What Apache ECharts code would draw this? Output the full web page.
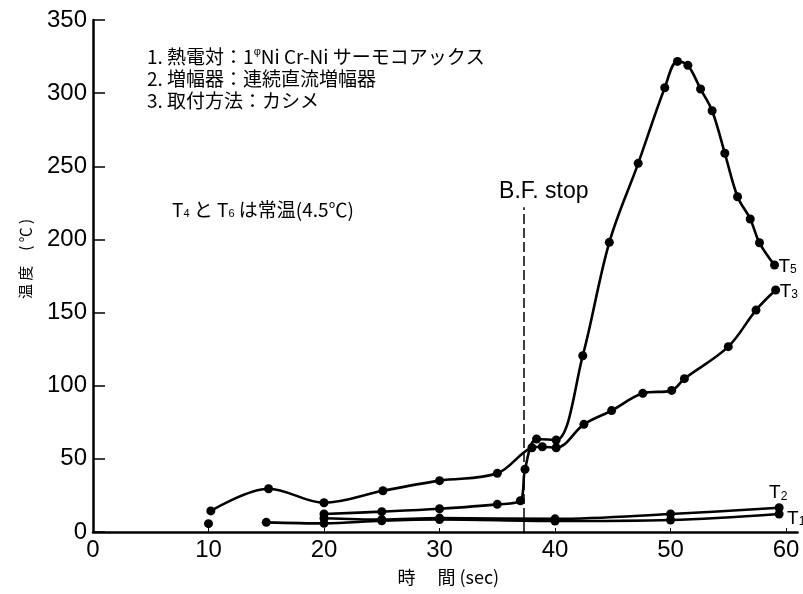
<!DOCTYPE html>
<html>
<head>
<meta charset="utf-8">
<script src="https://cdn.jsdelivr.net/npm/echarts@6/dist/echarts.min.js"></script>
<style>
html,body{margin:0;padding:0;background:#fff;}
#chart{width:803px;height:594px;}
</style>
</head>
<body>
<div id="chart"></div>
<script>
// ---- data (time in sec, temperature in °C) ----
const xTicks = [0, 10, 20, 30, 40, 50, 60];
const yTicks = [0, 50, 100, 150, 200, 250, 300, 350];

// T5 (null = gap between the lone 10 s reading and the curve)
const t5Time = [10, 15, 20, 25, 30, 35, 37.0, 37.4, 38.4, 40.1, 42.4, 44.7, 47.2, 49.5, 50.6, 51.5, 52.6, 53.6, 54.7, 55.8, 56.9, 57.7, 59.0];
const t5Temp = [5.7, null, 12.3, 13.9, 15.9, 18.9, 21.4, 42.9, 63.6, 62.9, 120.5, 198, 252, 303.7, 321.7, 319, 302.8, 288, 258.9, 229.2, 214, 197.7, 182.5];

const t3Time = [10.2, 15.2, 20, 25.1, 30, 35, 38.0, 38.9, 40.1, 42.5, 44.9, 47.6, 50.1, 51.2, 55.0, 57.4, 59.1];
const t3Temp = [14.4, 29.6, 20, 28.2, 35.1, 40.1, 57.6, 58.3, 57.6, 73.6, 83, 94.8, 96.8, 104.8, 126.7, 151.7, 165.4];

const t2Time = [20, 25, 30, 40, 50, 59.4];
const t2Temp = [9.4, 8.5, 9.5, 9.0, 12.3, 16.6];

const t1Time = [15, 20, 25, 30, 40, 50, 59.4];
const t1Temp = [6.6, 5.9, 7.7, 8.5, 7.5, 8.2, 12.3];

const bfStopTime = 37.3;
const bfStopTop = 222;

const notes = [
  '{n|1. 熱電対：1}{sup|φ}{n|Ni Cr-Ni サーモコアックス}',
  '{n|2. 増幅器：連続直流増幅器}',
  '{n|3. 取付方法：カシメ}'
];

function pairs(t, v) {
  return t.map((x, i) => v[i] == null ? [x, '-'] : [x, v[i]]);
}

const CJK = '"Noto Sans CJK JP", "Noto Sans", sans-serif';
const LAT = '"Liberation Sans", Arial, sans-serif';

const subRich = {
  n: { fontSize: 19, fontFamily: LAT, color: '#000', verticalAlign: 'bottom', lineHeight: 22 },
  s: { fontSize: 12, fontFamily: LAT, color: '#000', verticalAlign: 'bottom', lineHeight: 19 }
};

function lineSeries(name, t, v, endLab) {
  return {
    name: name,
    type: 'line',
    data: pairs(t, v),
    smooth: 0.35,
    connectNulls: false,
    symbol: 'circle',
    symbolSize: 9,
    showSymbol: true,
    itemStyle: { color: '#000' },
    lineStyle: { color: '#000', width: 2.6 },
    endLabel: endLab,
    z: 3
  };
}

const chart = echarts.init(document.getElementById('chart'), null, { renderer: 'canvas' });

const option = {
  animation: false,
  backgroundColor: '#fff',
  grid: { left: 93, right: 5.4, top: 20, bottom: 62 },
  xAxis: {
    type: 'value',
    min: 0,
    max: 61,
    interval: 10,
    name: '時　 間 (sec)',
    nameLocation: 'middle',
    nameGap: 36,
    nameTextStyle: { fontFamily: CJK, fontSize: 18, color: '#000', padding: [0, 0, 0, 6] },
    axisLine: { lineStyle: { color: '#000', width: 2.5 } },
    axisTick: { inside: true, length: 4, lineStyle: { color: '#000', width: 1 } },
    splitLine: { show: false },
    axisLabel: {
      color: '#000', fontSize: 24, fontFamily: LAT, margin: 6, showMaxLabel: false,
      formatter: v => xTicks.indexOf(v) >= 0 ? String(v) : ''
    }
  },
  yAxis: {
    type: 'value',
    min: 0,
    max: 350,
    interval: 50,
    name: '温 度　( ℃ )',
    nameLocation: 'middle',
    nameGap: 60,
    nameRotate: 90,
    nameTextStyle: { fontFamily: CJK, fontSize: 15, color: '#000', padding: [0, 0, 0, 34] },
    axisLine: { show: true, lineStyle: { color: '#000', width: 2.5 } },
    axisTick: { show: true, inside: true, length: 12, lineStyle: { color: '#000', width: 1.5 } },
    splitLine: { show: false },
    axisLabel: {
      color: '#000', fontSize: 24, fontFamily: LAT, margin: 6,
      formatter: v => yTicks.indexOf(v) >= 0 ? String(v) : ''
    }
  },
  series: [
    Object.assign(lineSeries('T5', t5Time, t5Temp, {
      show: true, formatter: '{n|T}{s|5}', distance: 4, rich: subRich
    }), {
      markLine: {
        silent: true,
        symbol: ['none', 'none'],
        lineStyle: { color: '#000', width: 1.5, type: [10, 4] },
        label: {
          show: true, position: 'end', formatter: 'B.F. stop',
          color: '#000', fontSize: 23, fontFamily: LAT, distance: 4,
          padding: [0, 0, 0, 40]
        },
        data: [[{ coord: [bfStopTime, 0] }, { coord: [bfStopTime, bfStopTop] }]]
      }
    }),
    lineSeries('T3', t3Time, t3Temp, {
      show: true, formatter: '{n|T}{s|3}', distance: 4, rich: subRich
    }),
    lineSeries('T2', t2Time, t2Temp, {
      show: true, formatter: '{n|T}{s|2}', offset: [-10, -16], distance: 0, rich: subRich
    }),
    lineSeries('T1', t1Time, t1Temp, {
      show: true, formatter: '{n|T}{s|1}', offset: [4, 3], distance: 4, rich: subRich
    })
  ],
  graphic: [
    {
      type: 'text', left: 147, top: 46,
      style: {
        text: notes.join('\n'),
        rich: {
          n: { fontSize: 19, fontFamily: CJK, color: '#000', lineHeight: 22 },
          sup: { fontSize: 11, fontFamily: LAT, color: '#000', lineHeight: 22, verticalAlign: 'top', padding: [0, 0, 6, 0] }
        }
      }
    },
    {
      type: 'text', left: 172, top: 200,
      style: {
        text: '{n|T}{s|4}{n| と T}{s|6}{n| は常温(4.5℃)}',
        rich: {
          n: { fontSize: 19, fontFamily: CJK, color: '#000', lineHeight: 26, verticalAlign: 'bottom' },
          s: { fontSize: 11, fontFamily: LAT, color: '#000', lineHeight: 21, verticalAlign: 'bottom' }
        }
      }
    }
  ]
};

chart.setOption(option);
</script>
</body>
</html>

• **Exercise directions**: Extract the full listing above verbatim; pictures are to be left out of the copy.

• **Solution to the problem**:
What Apache ECharts code would draw this? Output the full web page.
<!DOCTYPE html>
<html>
<head>
<meta charset="utf-8">
<script src="https://cdn.jsdelivr.net/npm/echarts@6/dist/echarts.min.js"></script>
<style>
html,body{margin:0;padding:0;background:#fff;}
#chart{width:803px;height:594px;}
</style>
</head>
<body>
<div id="chart"></div>
<script>
// ---- data (time in sec, temperature in °C) ----
const xTicks = [0, 10, 20, 30, 40, 50, 60];
const yTicks = [0, 50, 100, 150, 200, 250, 300, 350];

// T5 (null = gap between the lone 10 s reading and the curve)
const t5Time = [10, 15, 20, 25, 30, 35, 37.0, 37.4, 38.4, 40.1, 42.4, 44.7, 47.2, 49.5, 50.6, 51.5, 52.6, 53.6, 54.7, 55.8, 56.9, 57.7, 59.0];
const t5Temp = [5.7, null, 12.3, 13.9, 15.9, 18.9, 21.4, 42.9, 63.6, 62.9, 120.5, 198, 252, 303.7, 321.7, 319, 302.8, 288, 258.9, 229.2, 214, 197.7, 182.5];

const t3Time = [10.2, 15.2, 20, 25.1, 30, 35, 38.0, 38.9, 40.1, 42.5, 44.9, 47.6, 50.1, 51.2, 55.0, 57.4, 59.1];
const t3Temp = [14.4, 29.6, 20, 28.2, 35.1, 40.1, 57.6, 58.3, 57.6, 73.6, 83, 94.8, 96.8, 104.8, 126.7, 151.7, 165.4];

const t2Time = [20, 25, 30, 40, 50, 59.4];
const t2Temp = [9.4, 8.5, 9.5, 9.0, 12.3, 16.6];

const t1Time = [15, 20, 25, 30, 40, 50, 59.4];
const t1Temp = [6.6, 5.9, 7.7, 8.5, 7.5, 8.2, 12.3];

const bfStopTime = 37.3;
const bfStopTop = 222;

const notes = [
  '{n|1. 熱電対：1}{sup|φ}{n|Ni Cr-Ni サーモコアックス}',
  '{n|2. 増幅器：連続直流増幅器}',
  '{n|3. 取付方法：カシメ}'
];

function pairs(t, v) {
  return t.map((x, i) => v[i] == null ? [x, '-'] : [x, v[i]]);
}

const CJK = '"Noto Sans CJK JP", "Noto Sans", sans-serif';
const LAT = '"Liberation Sans", Arial, sans-serif';

const subRich = {
  n: { fontSize: 19, fontFamily: LAT, color: '#000', verticalAlign: 'bottom', lineHeight: 22 },
  s: { fontSize: 12, fontFamily: LAT, color: '#000', verticalAlign: 'bottom', lineHeight: 19 }
};

function lineSeries(name, t, v, endLab) {
  return {
    name: name,
    type: 'line',
    data: pairs(t, v),
    smooth: 0.35,
    connectNulls: false,
    symbol: 'circle',
    symbolSize: 9,
    showSymbol: true,
    itemStyle: { color: '#000' },
    lineStyle: { color: '#000', width: 2.6 },
    endLabel: endLab,
    z: 3
  };
}

const chart = echarts.init(document.getElementById('chart'), null, { renderer: 'canvas' });

const option = {
  animation: false,
  backgroundColor: '#fff',
  grid: { left: 93, right: 5.4, top: 20, bottom: 62 },
  xAxis: {
    type: 'value',
    min: 0,
    max: 61,
    interval: 10,
    name: '時　 間 (sec)',
    nameLocation: 'middle',
    nameGap: 36,
    nameTextStyle: { fontFamily: CJK, fontSize: 18, color: '#000', padding: [0, 0, 0, 6] },
    axisLine: { lineStyle: { color: '#000', width: 2.5 } },
    axisTick: { inside: true, length: 4, lineStyle: { color: '#000', width: 1 } },
    splitLine: { show: false },
    axisLabel: {
      color: '#000', fontSize: 24, fontFamily: LAT, margin: 6, showMaxLabel: false,
      formatter: v => xTicks.indexOf(v) >= 0 ? String(v) : ''
    }
  },
  yAxis: {
    type: 'value',
    min: 0,
    max: 350,
    interval: 50,
    name: '温 度　( ℃ )',
    nameLocation: 'middle',
    nameGap: 60,
    nameRotate: 90,
    nameTextStyle: { fontFamily: CJK, fontSize: 15, color: '#000', padding: [0, 0, 0, 34] },
    axisLine: { show: true, lineStyle: { color: '#000', width: 2.5 } },
    axisTick: { show: true, inside: true, length: 12, lineStyle: { color: '#000', width: 1.5 } },
    splitLine: { show: false },
    axisLabel: {
      color: '#000', fontSize: 24, fontFamily: LAT, margin: 6,
      formatter: v => yTicks.indexOf(v) >= 0 ? String(v) : ''
    }
  },
  series: [
    Object.assign(lineSeries('T5', t5Time, t5Temp, {
      show: true, formatter: '{n|T}{s|5}', distance: 4, rich: subRich
    }), {
      markLine: {
        silent: true,
        symbol: ['none', 'none'],
        lineStyle: { color: '#000', width: 1.5, type: [10, 4] },
        label: {
          show: true, position: 'end', formatter: 'B.F. stop',
          color: '#000', fontSize: 23, fontFamily: LAT, distance: 4,
          padding: [0, 0, 0, 40]
        },
        data: [[{ coord: [bfStopTime, 0] }, { coord: [bfStopTime, bfStopTop] }]]
      }
    }),
    lineSeries('T3', t3Time, t3Temp, {
      show: true, formatter: '{n|T}{s|3}', distance: 4, rich: subRich
    }),
    lineSeries('T2', t2Time, t2Temp, {
      show: true, formatter: '{n|T}{s|2}', offset: [-10, -16], distance: 0, rich: subRich
    }),
    lineSeries('T1', t1Time, t1Temp, {
      show: true, formatter: '{n|T}{s|1}', offset: [4, 3], distance: 4, rich: subRich
    })
  ],
  graphic: [
    {
      type: 'text', left: 147, top: 46,
      style: {
        text: notes.join('\n'),
        rich: {
          n: { fontSize: 19, fontFamily: CJK, color: '#000', lineHeight: 22 },
          sup: { fontSize: 11, fontFamily: LAT, color: '#000', lineHeight: 22, verticalAlign: 'top', padding: [0, 0, 6, 0] }
        }
      }
    },
    {
      type: 'text', left: 172, top: 200,
      style: {
        text: '{n|T}{s|4}{n| と T}{s|6}{n| は常温(4.5℃)}',
        rich: {
          n: { fontSize: 19, fontFamily: CJK, color: '#000', lineHeight: 26, verticalAlign: 'bottom' },
          s: { fontSize: 11, fontFamily: LAT, color: '#000', lineHeight: 21, verticalAlign: 'bottom' }
        }
      }
    }
  ]
};

chart.setOption(option);
</script>
</body>
</html>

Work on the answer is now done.